I think we give FGW enough money with the ever increasing season tickets so they should stop trying to make a mint with their catering...or at least advertise it more discretely....it really sounds they're desperate for passengers to buy a breakfast. There's even a welsh Train Manager that keeps reminding customers to get their breakfast before Swindon to avoid queueing....aaargh!!!”
by highspeeder
Wednesday, March 20 2013, 12:23PM
“The operator plans to roll out the new guide in January.
Don't get to comfortable yet as its 9 months away. Or, as I expect, is this another Chronicle mistake?”
by mopsus2
Tuesday, March 19 2013, 9:08PM
“Anyone getting the 0857 to Exeter or beyond is sure to be fed up with the phrase 'Merchant Venturer' by the time they disembark.

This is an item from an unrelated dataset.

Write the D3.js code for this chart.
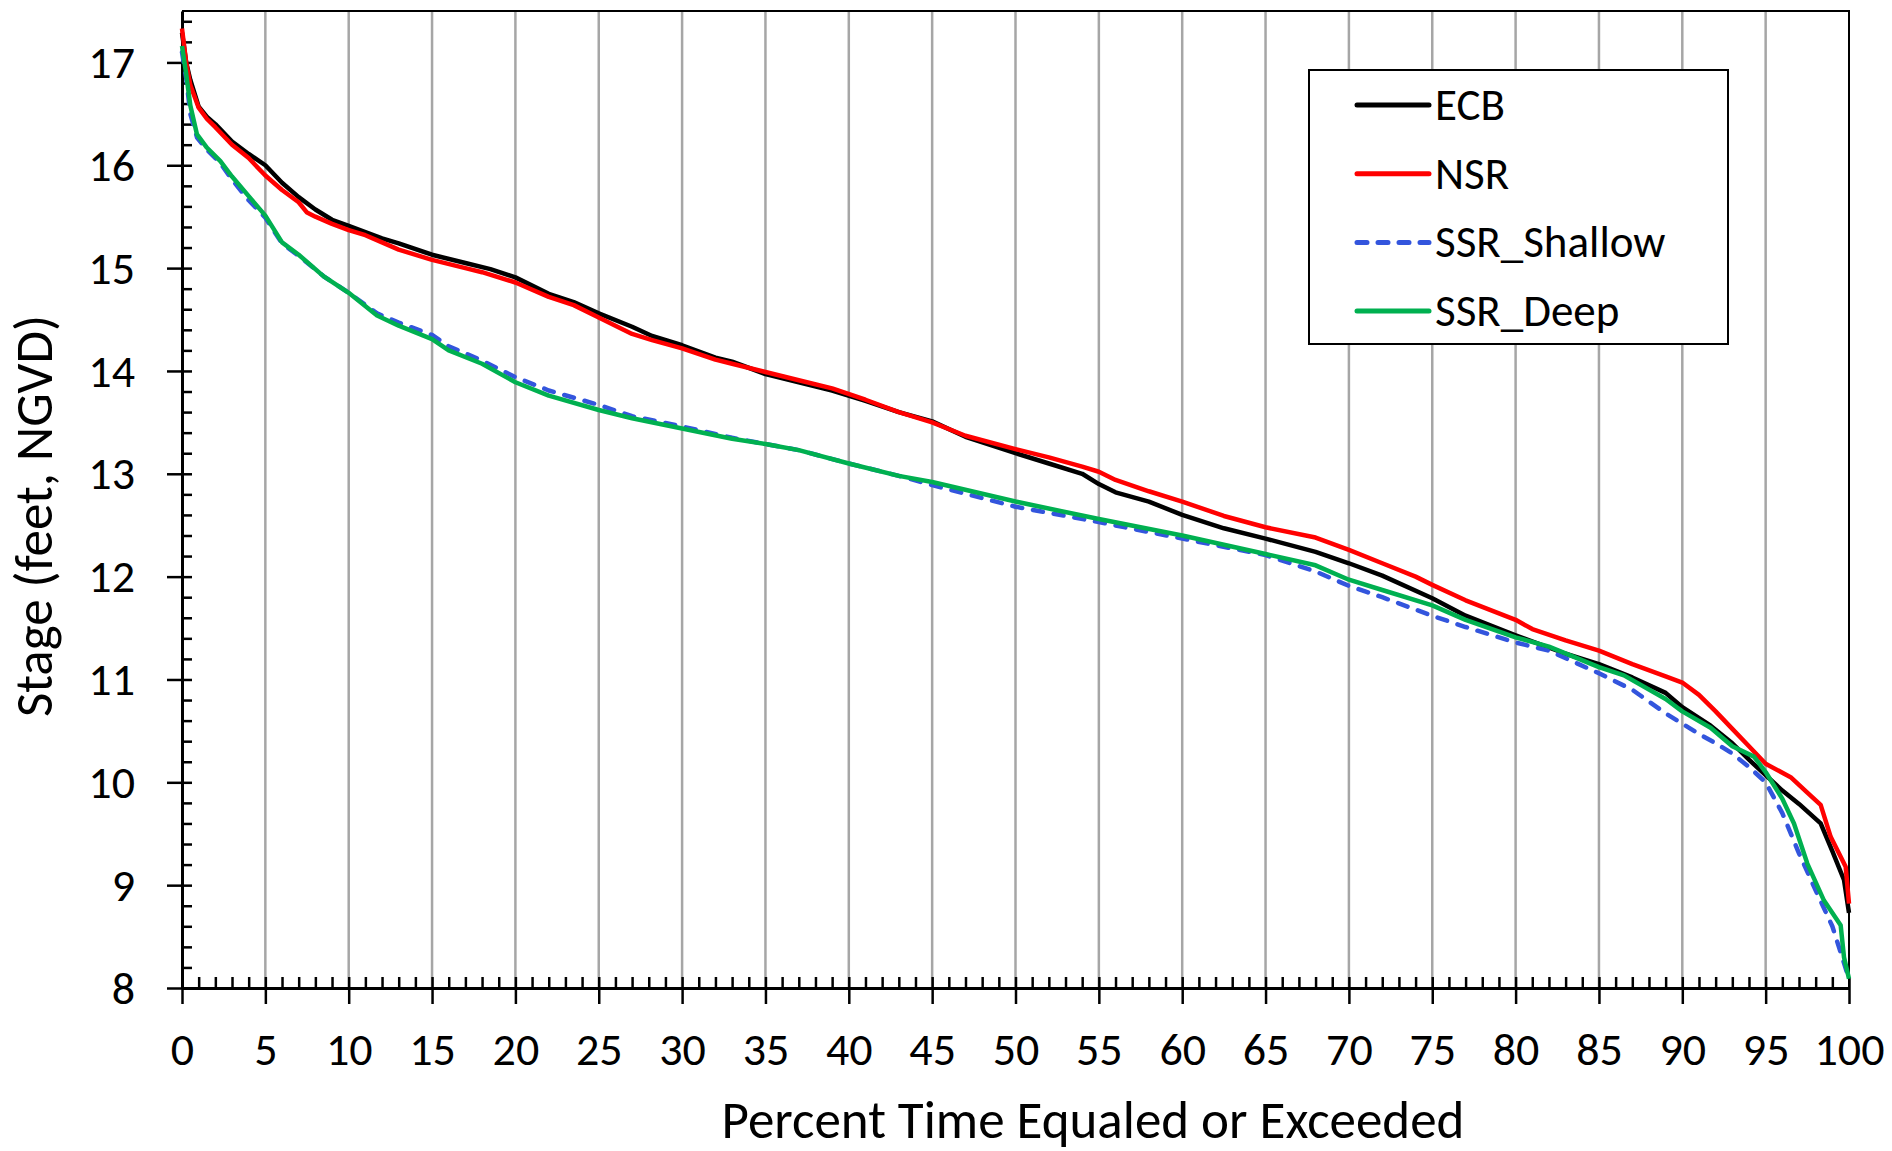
<!DOCTYPE html>
<html>
<head>
<meta charset="utf-8">
<title>Stage duration curves</title>
<script src="https://cdn.jsdelivr.net/npm/d3@7"></script>
<style>
  body { margin: 0; background: #fff; }
  svg { display: block; }
  text { font-family: Carlito, Calibri, Lato, sans-serif; fill: #000; }
</style>
</head>
<body>
<div id="chart"></div>
<script>
// Percent of time equaled or exceeded (x) and stage in feet NGVD (y)
var ecbPct   = [0, 0.25, 0.5, 1, 1.5, 2, 3, 4, 5, 6, 7, 8, 9, 10, 11, 12, 13, 15, 17, 18.5, 20, 22, 23.5, 25, 27, 28.2, 30, 32, 33, 35, 37, 39, 41, 43, 45, 47, 50, 52, 54, 55, 56, 58, 60, 62.5, 65, 68, 70, 72, 75, 77, 80, 83, 85, 87, 89, 90, 91.7, 93, 94, 95, 96, 97, 98.3, 99, 99.7, 100];
var ecbStage = [17.29, 17.0, 16.83, 16.57, 16.47, 16.4, 16.23, 16.11, 16.0, 15.83, 15.69, 15.57, 15.47, 15.41, 15.35, 15.29, 15.24, 15.13, 15.05, 14.99, 14.91, 14.75, 14.67, 14.56, 14.43, 14.34, 14.25, 14.13, 14.09, 13.97, 13.89, 13.81, 13.71, 13.6, 13.51, 13.36, 13.2, 13.1, 13.0, 12.9, 12.82, 12.73, 12.6, 12.47, 12.37, 12.24, 12.13, 12.01, 11.79, 11.62, 11.43, 11.25, 11.15, 11.02, 10.87, 10.73, 10.55, 10.38, 10.22, 10.07, 9.92, 9.79, 9.6, 9.33, 9.05, 8.73];

var nsrPct   = [0, 0.25, 0.5, 1, 1.5, 2, 3, 4, 5, 6, 7, 7.5, 8, 9, 10, 11, 12, 13, 15, 17, 18, 20, 22, 23.5, 25, 27, 28.2, 30, 32, 33, 35, 37, 39, 41, 43, 45, 47, 50, 52, 54, 55, 56, 58, 60, 62.5, 65, 68, 70, 72, 74, 75, 77, 80, 81, 83, 85, 87, 89, 90, 91, 92, 93, 94, 95, 96.5, 97.5, 98.3, 98.9, 99.8, 100];
var nsrStage = [17.33, 17.0, 16.78, 16.56, 16.45, 16.37, 16.2, 16.07, 15.9, 15.76, 15.64, 15.54, 15.5, 15.43, 15.37, 15.32, 15.25, 15.18, 15.08, 15.0, 14.96, 14.86, 14.72, 14.64, 14.52, 14.36, 14.3, 14.22, 14.11, 14.07, 13.99, 13.91, 13.83, 13.72, 13.6, 13.5, 13.37, 13.24, 13.16, 13.07, 13.02, 12.94, 12.83, 12.73, 12.59, 12.48, 12.38, 12.26, 12.13, 12.0, 11.92, 11.77, 11.58, 11.49, 11.38, 11.28, 11.15, 11.03, 10.97, 10.85, 10.69, 10.52, 10.35, 10.18, 10.05, 9.9, 9.78, 9.47, 9.18, 8.82];

var shallowPct   = [0, 0.25, 0.5, 0.9, 1.5, 2.3, 3, 4, 5, 6, 7, 8.5, 10, 11.7, 13, 15, 16, 18, 20, 22, 25, 27, 30, 33, 35, 37, 40, 43, 45, 50, 55, 60, 65, 68, 70, 72, 75, 77, 80, 82, 85, 87, 89, 90, 91, 92, 93, 94, 95, 96, 97, 98, 99, 99.9, 100];
var shallowStage = [17.1, 16.85, 16.5, 16.27, 16.15, 16.02, 15.86, 15.66, 15.49, 15.24, 15.12, 14.92, 14.76, 14.56, 14.47, 14.35, 14.24, 14.1, 13.94, 13.81, 13.67, 13.56, 13.46, 13.35, 13.29, 13.23, 13.1, 12.98, 12.89, 12.68, 12.53, 12.37, 12.21, 12.05, 11.91, 11.8, 11.62, 11.51, 11.36, 11.28, 11.06, 10.9, 10.67, 10.57, 10.47, 10.38, 10.28, 10.15, 10.0, 9.7, 9.31, 8.95, 8.6, 8.14, 8.1];

var deepPct   = [0, 0.25, 0.5, 0.9, 1.5, 2.3, 3, 4, 5, 6, 7, 8.5, 10, 11.7, 13, 15, 16, 18, 20, 22, 25, 27, 30, 33, 35, 37, 40, 43, 45, 50, 55, 60, 65, 68, 70, 72, 75, 77, 80, 82, 85, 86.5, 89, 90, 91.7, 93, 94.3, 95, 96, 96.7, 97.5, 98.5, 99.5, 99.7, 100];
var deepStage = [17.16, 16.89, 16.58, 16.3, 16.17, 16.04, 15.89, 15.7, 15.51, 15.25, 15.13, 14.92, 14.76, 14.54, 14.44, 14.31, 14.2, 14.07, 13.89, 13.76, 13.62, 13.54, 13.44, 13.34, 13.29, 13.23, 13.1, 12.98, 12.92, 12.73, 12.56, 12.4, 12.22, 12.11, 11.97, 11.87, 11.72, 11.58, 11.41, 11.32, 11.12, 11.04, 10.81, 10.69, 10.53, 10.35, 10.25, 10.1, 9.84, 9.6, 9.21, 8.85, 8.61, 8.3, 8.09];

var seriesNames = ["ECB", "NSR", "SSR_Shallow", "SSR_Deep"];
var seriesColors = ["#000000", "#ff0000", "#3355dd", "#00b050"];

// tick labels
var xTicks = d3.range(0, 101, 5);
var yTicks = d3.range(8, 18, 1);

function init() {
  var w = 1892;
  var h = 1151;

  var margin = { top: 11, right: 43, bottom: 163, left: 182 };

  var series = [
    { name: seriesNames[0], pct: ecbPct, stage: ecbStage },
    { name: seriesNames[1], pct: nsrPct, stage: nsrStage },
    { name: seriesNames[2], pct: shallowPct, stage: shallowStage },
    { name: seriesNames[3], pct: deepPct, stage: deepStage }
  ];
  series.forEach(function (s) {
    s.values = s.pct.map(function (p, i) {
      return { pct: p, stage: s.stage[i] };
    });
  });

  //Set up Scales
  var xScale = d3.scaleLinear()
    .domain([0, 100])
    .range([margin.left, w - margin.right]);
  var yScale = d3.scaleLinear()
    .domain([8, 17.5])
    .range([h - margin.bottom, margin.top]);

  var color = d3.scaleOrdinal()
    .domain(seriesNames)
    .range(seriesColors);

  //Create SVG element
  var svg = d3.select("#chart")
    .append("svg")
    .attr("width", w)
    .attr("height", h);

  // vertical grid lines
  svg.append("g")
    .selectAll("line")
    .data(xTicks.filter(function (d) { return d > 0 && d < 100; }))
    .enter()
    .append("line")
    .attr("x1", function (d) { return xScale(d); })
    .attr("x2", function (d) { return xScale(d); })
    .attr("y1", yScale(17.5))
    .attr("y2", yScale(8))
    .attr("stroke", "#a6a6a6")
    .attr("stroke-width", 2.5);

  // plot border (top and right)
  svg.append("path")
    .attr("d", "M" + xScale(0) + "," + yScale(17.5) + "H" + xScale(100) + "V" + yScale(8))
    .attr("fill", "none")
    .attr("stroke", "#000")
    .attr("stroke-width", 2);

  //Minor y ticks pointing inward
  svg.append("g")
    .attr("transform", "translate(" + margin.left + ",0)")
    .call(d3.axisRight(yScale)
      .tickValues(d3.range(0, 48).map(function (i) { return 8 + i * 0.2; }))
      .tickSize(10)
      .tickFormat(""))
    .call(function (g) { g.select(".domain").remove(); })
    .selectAll("line")
    .attr("stroke-width", 2.5);

  //Add y axis
  var yAxis = svg.append("g")
    .attr("transform", "translate(" + margin.left + ",0)")
    .call(d3.axisLeft(yScale)
      .tickValues(yTicks)
      .tickSize(15)
      .tickSizeOuter(0)
      .tickPadding(32));
  yAxis.select(".domain").attr("stroke-width", 3);
  yAxis.selectAll("line").attr("stroke-width", 2.5);
  yAxis.selectAll("text")
    .attr("font-size", 46)
    .attr("font-family", null)
    .attr("dy", "0.33em");

  //Minor x ticks pointing inward
  svg.append("g")
    .attr("transform", "translate(0," + (h - margin.bottom) + ")")
    .call(d3.axisTop(xScale)
      .tickValues(d3.range(0, 101, 1))
      .tickSize(11)
      .tickFormat(""))
    .call(function (g) { g.select(".domain").remove(); })
    .selectAll("line")
    .attr("stroke-width", 2.5);

  //Add x axis
  var xAxis = svg.append("g")
    .attr("transform", "translate(0," + (h - margin.bottom) + ")")
    .call(d3.axisBottom(xScale)
      .tickValues(xTicks)
      .tickSize(16)
      .tickSizeOuter(0)
      .tickPadding(28));
  xAxis.select(".domain").attr("stroke-width", 3);
  xAxis.selectAll("line").attr("stroke-width", 2.5);
  xAxis.selectAll("text")
    .attr("font-size", 46)
    .attr("font-family", null);

  // axis titles
  svg.append("text")
    .attr("x", 1093)
    .attr("y", 1138)
    .attr("text-anchor", "middle")
    .attr("font-size", 53)
    .text("Percent Time Equaled or Exceeded");

  svg.append("text")
    .attr("transform", "translate(52," + 516 + ") rotate(-90)")
    .attr("text-anchor", "middle")
    .attr("font-size", 53)
    .text("Stage (feet, NGVD)");

  //Set up line
  var line = d3.line()
    .x(function (d) { return xScale(d.pct); })
    .y(function (d) { return yScale(d.stage); });

  svg.append("g")
    .selectAll("path")
    .data(series)
    .enter()
    .append("path")
    .attr("d", function (d) { return line(d.values); })
    .attr("fill", "none")
    .attr("stroke", function (d) { return color(d.name); })
    .attr("stroke-width", 4.5)
    .attr("stroke-linejoin", "round")
    .attr("stroke-dasharray", function (d) {
      return d.name === "SSR_Shallow" ? "10,11" : null;
    })
    .attr("stroke-linecap", function (d) {
      return d.name === "SSR_Shallow" ? "round" : "butt";
    });

  // Legend
  var legend = svg.append("g")
    .attr("transform", "translate(1309,70)");

  legend.append("rect")
    .attr("width", 419)
    .attr("height", 274)
    .attr("fill", "#fff")
    .attr("stroke", "#000")
    .attr("stroke-width", 2);

  var items = legend.selectAll(".legend-item")
    .data(seriesNames)
    .enter()
    .append("g")
    .attr("class", "legend-item")
    .attr("transform", function (d, i) {
      return "translate(0," + (35 + i * 68.7) + ")";
    });

  items.append("line")
    .attr("x1", 48)
    .attr("x2", 120)
    .attr("stroke", function (d) { return color(d); })
    .attr("stroke-width", 5)
    .attr("stroke-linecap", "round")
    .attr("stroke-dasharray", function (d) {
      return d === "SSR_Shallow" ? "10,11" : null;
    });

  items.append("text")
    .attr("x", 126)
    .attr("dy", "0.33em")
    .attr("font-size", 45)
    .text(function (d) { return d; });
}

window.onload = function () {
  init();
}
</script>
</body>
</html>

A recent trend is to have the same announcement broadcast simultaneously on two platforms, read by a man on one and by a woman on the other. This happens both at Bath and at Bristol.”
by pwharley
Tuesday, March 19 2013, 8:39PM
“Great news!
Perhaps they can now tackle station announcements, where "Please do not leave cases or parcels unattended anywhere on the station" etc. can get extremely irritating when it is repeated every 10-15 minutes?
We just want to know about the next train from each platform!”
by AbandonShip
Tuesday, March 19 2013, 7:00PM
“Please also get rid of annoying announcements from the buffet. On a trip from Bath to Bristol the announcements can take up a third of the journey time.”